── INFORMATION PROVIDED

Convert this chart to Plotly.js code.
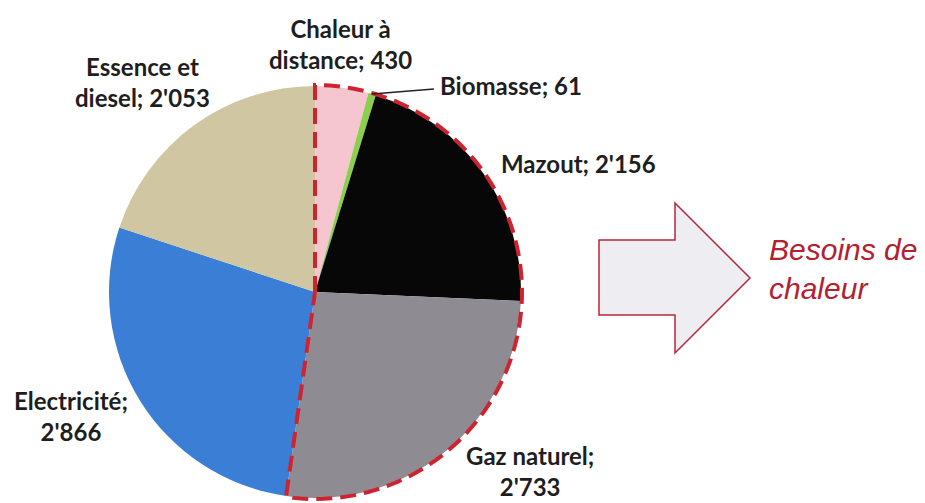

────
── INFORMATION PROVIDED

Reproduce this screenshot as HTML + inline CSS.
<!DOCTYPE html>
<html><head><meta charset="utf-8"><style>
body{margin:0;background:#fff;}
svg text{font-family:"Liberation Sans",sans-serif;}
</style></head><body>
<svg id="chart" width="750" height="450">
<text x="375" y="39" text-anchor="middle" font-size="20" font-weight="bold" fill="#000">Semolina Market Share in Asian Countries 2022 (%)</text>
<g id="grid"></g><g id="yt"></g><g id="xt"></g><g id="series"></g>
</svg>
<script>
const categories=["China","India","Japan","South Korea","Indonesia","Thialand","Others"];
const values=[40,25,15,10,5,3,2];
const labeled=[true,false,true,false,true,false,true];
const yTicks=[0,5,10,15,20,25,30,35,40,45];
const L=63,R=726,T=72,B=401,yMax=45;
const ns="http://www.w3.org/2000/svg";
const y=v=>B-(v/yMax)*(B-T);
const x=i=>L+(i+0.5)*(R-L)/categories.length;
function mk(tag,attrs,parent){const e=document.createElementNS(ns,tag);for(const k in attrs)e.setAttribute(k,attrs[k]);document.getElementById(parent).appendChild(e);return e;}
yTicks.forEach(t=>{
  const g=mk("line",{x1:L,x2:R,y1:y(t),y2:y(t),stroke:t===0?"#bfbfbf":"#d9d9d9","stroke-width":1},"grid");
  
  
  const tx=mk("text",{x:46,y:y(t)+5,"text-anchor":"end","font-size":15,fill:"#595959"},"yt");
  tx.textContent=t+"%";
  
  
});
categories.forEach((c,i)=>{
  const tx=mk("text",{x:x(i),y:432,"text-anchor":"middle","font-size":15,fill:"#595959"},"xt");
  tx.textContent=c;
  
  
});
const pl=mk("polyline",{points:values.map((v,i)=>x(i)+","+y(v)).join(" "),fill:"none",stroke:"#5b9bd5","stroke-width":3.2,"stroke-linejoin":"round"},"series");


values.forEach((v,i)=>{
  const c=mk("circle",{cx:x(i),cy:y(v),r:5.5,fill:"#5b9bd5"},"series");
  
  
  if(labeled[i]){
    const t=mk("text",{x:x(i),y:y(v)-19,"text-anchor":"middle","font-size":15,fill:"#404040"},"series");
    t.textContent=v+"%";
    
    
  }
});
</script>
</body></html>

────

*CHALLENGE*
Look through the entries above; copy every line holding the string "chart".

*SOLVED PROBLEM*
Convert this chart to Plotly.js code.
<svg id="chart" width="750" height="450">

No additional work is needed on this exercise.